Pur definendo l’accordo del 5% “un grande successo”, Trump non ha voluto rassicurare gli europei sulla difesa dell’Ucraina. Il Segretario di Stato, Marco Rubio, ha infatti respinto le richieste dell’Europa di inasprire le sanzioni contro la Russia, affermando che gli Stati Uniti vogliono ancora “spazio per negoziare” un accordo di pace. “Se facessimo quello che tutti qui vogliono che facciamo, cioè intervenire e schiacciarli con ulteriori sanzioni, probabilmente perderemmo la capacità di parlare con loro del cessate il fuoco e allora chi parlerebbe con loro?”, ha affermato Rubio in un’intervista esclusiva con Dasha Burns di POLITICO a margine del vertice. Ciononostante Trump non ha chiuso la porta a Kiev. Rubio ha affermato, infatti, che i russi “cercheranno di ottenere sul campo di battaglia ciò che hanno chiesto al tavolo delle trattative, ovvero che certi territori [mantengano] le loro linee amministrative e cose del genere – ha detto – Pensiamo che sarà molto più difficile per loro ottenerlo di quanto pensino”. Gli europei hanno dovuto esercitare tutta la loro capacità di persuasione per includere l’Ucraina nella dichiarazione finale, perché gli ucraini combattono contro la Russia e “contribuiscono così alla sicurezza dell’Alleanza”.
Nessuna condanna a Mosca?
Nel 2024, il comunicato del vertice di Washington descriveva la Russia come la “minaccia più significativa”. Nel 2025, un linguaggio del genere non è più appropriato: Washington si era opposta a definire la Russia un “nemico” mentre l’Ucraina è menzionata tramite il sostegno finanziario che le viene fornito e che può essere “considerato” nel calcolo del 5% da destinare alla difesa. Inoltre, nella dichiarazione finale del summit gli alleati ribadiscono “il loro impegno sovrano a fornire sostegno all’Ucraina”, ma dal documento è escluso ogni riferimento a un futuro ingresso dell’Ucraina nell’Alleanza, al contrario di quanto accadde l’anno scorso a Washington, dove si stabilì il principio del “percorso irreversibile”. Gli alleati si dichiarano “uniti di fronte a profonde minacce e sfide alla sicurezza, in particolare la minaccia a lungo termine rappresentata dalla Russia per la sicurezza euro-atlantica e la persistente minaccia del terrorismo”. Ma come ampiamente atteso, la dichiarazione non prevede una netta definizione dell’invasione russa come “guerra di aggressione”. Il paradosso è che il vertice con cui l’alleanza ha deciso di aumentare la propria spesa militare, si rifiuta di indicare quale sia il nemico da contrastare. La colpa è della compiacenza nei confronti del presidente Usa da parte degli europei su cui, di fatto, ricade la responsabilità di sostenere l’Ucraina attraverso aiuti militari e sanzioni aggiuntive contro Mosca. Ma senza dirlo troppo ad alta voce, per timore di contrariare Trump.

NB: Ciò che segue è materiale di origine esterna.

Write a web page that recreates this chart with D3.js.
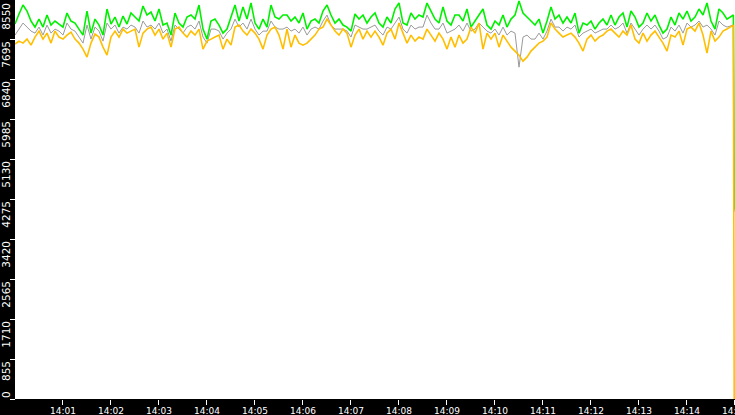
<!DOCTYPE html>
<html>
<head>
<meta charset="utf-8">
<script src="https://cdn.jsdelivr.net/npm/d3@7"></script>
<style>
html,body{margin:0;padding:0;background:#000;}
svg{display:block;}
</style>
</head>
<body>
<script>
// ---- data (sampled every 5 s from 14:00:00; last two samples at 14:14:58 / 14:14:59) ----
const startTime = "14:00:00";
const stepSeconds = 5;
const tailSeconds = [898, 899];

const grayValues = [
7779,7907,8036,7950,7864,7821,7950,7779,7993,7821,7907,7864,7779,8036,7907,7864,7736,7607,7993,7693,7950,7864,7650,8036,7907,7993,7821,7950,7907,7993,
7950,7821,8079,7950,7993,7907,8036,7821,7907,7650,7993,7907,7821,7950,7993,7907,8079,7736,7607,7907,7907,7864,7693,7821,7907,8121,7950,8036,7907,8121,
7907,7779,7864,7864,8079,7950,7907,7907,7950,7864,7907,7821,7950,7779,7907,7950,7907,8079,8207,7993,7907,7907,7907,7864,7736,7993,7950,7907,7907,7950,
7993,7864,7779,7950,7907,8036,8164,7907,7821,7993,7907,7950,7950,8207,8036,7907,7907,8036,7821,7864,7907,7993,7864,8036,7864,7907,8036,7950,7864,7821,
7907,7779,7950,7779,7864,7821,7093,7736,7779,7693,7693,7821,7693,7864,8121,7950,7950,7864,7950,7907,7993,7736,7821,7864,7907,7821,7864,7907,7907,7993,
7907,7950,8036,7821,8036,7907,7779,7907,7993,7907,7993,7864,7693,7736,7950,7864,7993,7821,8036,7950,7993,8079,7950,7993,7907,7779,8079,7993,7950,7993,
4000];

const greenValues = [
8014,8229,8421,8293,8079,7950,8121,7950,8207,7993,8079,8014,7950,8250,8079,8036,7907,7779,8293,7821,8121,7993,7779,8336,8014,8164,7950,8186,8014,8250,
8164,8079,8400,8207,8271,8079,8336,7993,8036,7779,8250,8036,7950,8164,8207,8121,8421,7907,7693,8079,8121,7993,7821,7907,8164,8421,8079,8379,8121,8464,
8036,7907,8121,7950,8421,8164,8121,8207,8207,8079,8164,8036,8250,7907,8079,8121,8036,8293,8421,8207,8036,8121,7993,7950,7864,8229,8121,8207,8036,8164,
8250,8036,7950,8164,8036,8336,8464,8036,7993,8250,8121,8207,8164,8464,8293,8121,8036,8379,8079,7993,8207,8207,8079,8336,7950,8079,8207,8336,7993,7907,
8079,7993,8207,7950,8121,8207,8507,8250,8164,8079,7993,8121,7821,8079,8379,8121,8207,8036,8164,8036,8250,7821,8036,7993,8079,7907,8036,8121,7993,8207,
7993,8164,8250,7950,8293,8164,7950,8036,8250,8079,8207,7993,7821,7907,8164,7993,8250,8121,8293,8079,8164,8336,8207,8464,8079,7907,8336,8250,8121,8207,
4050];

const orangeValues = [
7586,7650,7607,7693,7564,7736,7864,7693,7821,7607,7864,7736,7693,7779,7843,7693,7607,7479,7307,7607,7800,7736,7521,7350,7736,7864,7736,7907,7821,7864,
7907,7521,7821,7907,7950,7779,7907,7693,7821,7521,7907,7950,7821,7736,7864,7779,7907,7479,7650,7693,7736,7779,7479,7693,7564,7950,7993,7864,7779,7907,
7821,7693,7479,7779,7907,7950,7779,7479,7907,7521,7779,7607,7564,7607,7693,7779,7907,7950,8121,7993,7864,7779,7907,7821,7521,7779,7907,7693,7864,7736,
7864,7736,7564,7821,7907,7693,8036,7821,7607,7779,7650,7736,7693,7907,7779,7650,7821,7693,7479,7736,7521,7779,7607,7693,7950,7821,8036,7479,7821,7693,
7821,7521,7779,7650,7521,7436,7350,7221,7307,7436,7521,7607,7650,7736,8036,7907,7821,7736,7779,7821,7736,7607,7436,7693,7779,7650,7736,7779,7864,7907,
7821,7736,7864,7779,7993,7693,7607,7821,7650,7779,7864,7736,7607,7436,7779,7736,7864,7564,7907,7950,7864,8036,7779,7393,7864,7650,7736,7864,7907,7993,
0];

const yTickValues = [0,855,1710,2565,3420,4275,5130,5985,6840,7695,8550];
const xTickLabels = ["14:01","14:02","14:03","14:04","14:05","14:06","14:07","14:08","14:09","14:10","14:11","14:12","14:13","14:14","14:15"];
const xDomainLabels = ["14:00:00","14:15:00"];
const seriesColors = {gray:"#9a9a9a", green:"#00f000", orange:"#ffbf00"};

// ---- layout ----
const W = 735, H = 415;
const plot = {left:15, right:735, top:-1, bottom:399};

const parseHMS = d3.timeParse("%H:%M:%S");
const parseHM = d3.timeParse("%H:%M");
const t0 = parseHMS(startTime);
function timeAt(i, n){
  let s;
  if (i === n-1) s = tailSeconds[1];
  else if (i === n-2) s = tailSeconds[0];
  else s = i*stepSeconds;
  return new Date(t0.getTime() + s*1000);
}

const x = d3.scaleTime()
  .domain(xDomainLabels.map(parseHMS))
  .range([plot.left, plot.right]);
const y = d3.scaleLinear()
  .domain([0, 8550])
  .range([plot.bottom, plot.top]);

const svg = d3.select("body").append("svg")
  .attr("width", W).attr("height", H);

svg.append("rect").attr("x",0).attr("y",0).attr("width",W).attr("height",H).attr("fill","#000");
svg.append("rect")
  .attr("x", plot.left).attr("y", 0)
  .attr("width", plot.right-plot.left).attr("height", plot.bottom)
  .attr("fill","#fff");

svg.append("defs").append("clipPath").attr("id","clip")
  .append("rect").attr("x", plot.left).attr("y", 0)
  .attr("width", plot.right-plot.left).attr("height", plot.bottom);

const g = svg.append("g").attr("clip-path","url(#clip)");

function drawSeries(values, color, width){
  const n = values.length;
  const pts = values.map((v,i)=>({t:timeAt(i,n), v}));
  const line = d3.line().x(d=>x(d.t)).y(d=>y(d.v));
  g.append("path").datum(pts)
    .attr("d", line)
    .attr("fill","none")
    .attr("stroke", color)
    .attr("stroke-width", width)
    .attr("stroke-linejoin","miter")
    .attr("stroke-miterlimit", 2);
}
drawSeries(grayValues, seriesColors.gray, 1);
drawSeries(greenValues, seriesColors.green, 1.6);
drawSeries(orangeValues, seriesColors.orange, 1.6);

// ---- y axis ----
const yAxis = svg.append("g").attr("class","y-axis");
yTickValues.forEach(v=>{
  const yy = Math.round(y(v));
  yAxis.append("line")
    .attr("x1",10).attr("x2",15).attr("y1",yy+0.5).attr("y2",yy+0.5)
    .attr("stroke","#fff").attr("stroke-width",1);
  const isZero = v === 0;
  const ay = isZero ? 398 : Math.max(yy+2, 3);
  yAxis.append("text")
    .attr("transform",`translate(9.5,${ay}) rotate(-90)`)
    .attr("text-anchor", isZero ? "start" : "end")
    .attr("fill","#fff")
    .attr("font-family","DejaVu Sans")
    .attr("font-size","10.5px")
    .text(d3.format("d")(v));
});

// ---- x axis ----
const xAxis = svg.append("g").attr("class","x-axis");
xTickLabels.forEach(lbl=>{
  const xx = Math.round(x(parseHM(lbl)));
  xAxis.append("line")
    .attr("x1",xx-0.5).attr("x2",xx-0.5).attr("y1",400).attr("y2",405)
    .attr("stroke","#fff").attr("stroke-width",1);
  xAxis.append("text")
    .attr("x",xx).attr("y",414)
    .attr("text-anchor","middle")
    .attr("fill","#fff")
    .attr("font-family","DejaVu Sans")
    .attr("font-size","9px")
    .text(lbl);
});
</script>
</body>
</html>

Il commento di Antonio Missiroli, ISPI Senior Advisor
“Già all’indomani dell’Aja i leader dei 27 paesi UE si riuniranno per il loro summit, a Bruxelles, e sarà importante capire come intendono posizionarsi rispetto alla prospettiva di un disimpegno americano, che potrebbe cominciare già a settembre con il taglio degli aiuti (innanzitutto economici) all’Ucraina – senza contare i negoziati in corso sui dazi, la marginalizzazione degli europei dalla diplomazia mediorientale, o le divergenze su Putin. Per gli europei, la vera sfida consisterà nel preservare il preziosissimo patrimonio di deterrenza e interoperabilità della Nato (compresa la sua ‘cultura aziendale’) sviluppando nello stesso tempo al suo interno, anche attraverso la UE, le capacità militari e la coesione politica e strategica indispensabili per poter fare a meno – dovesse davvero dimostrarsi necessario – della protezione, almeno convenzionale, di Washington.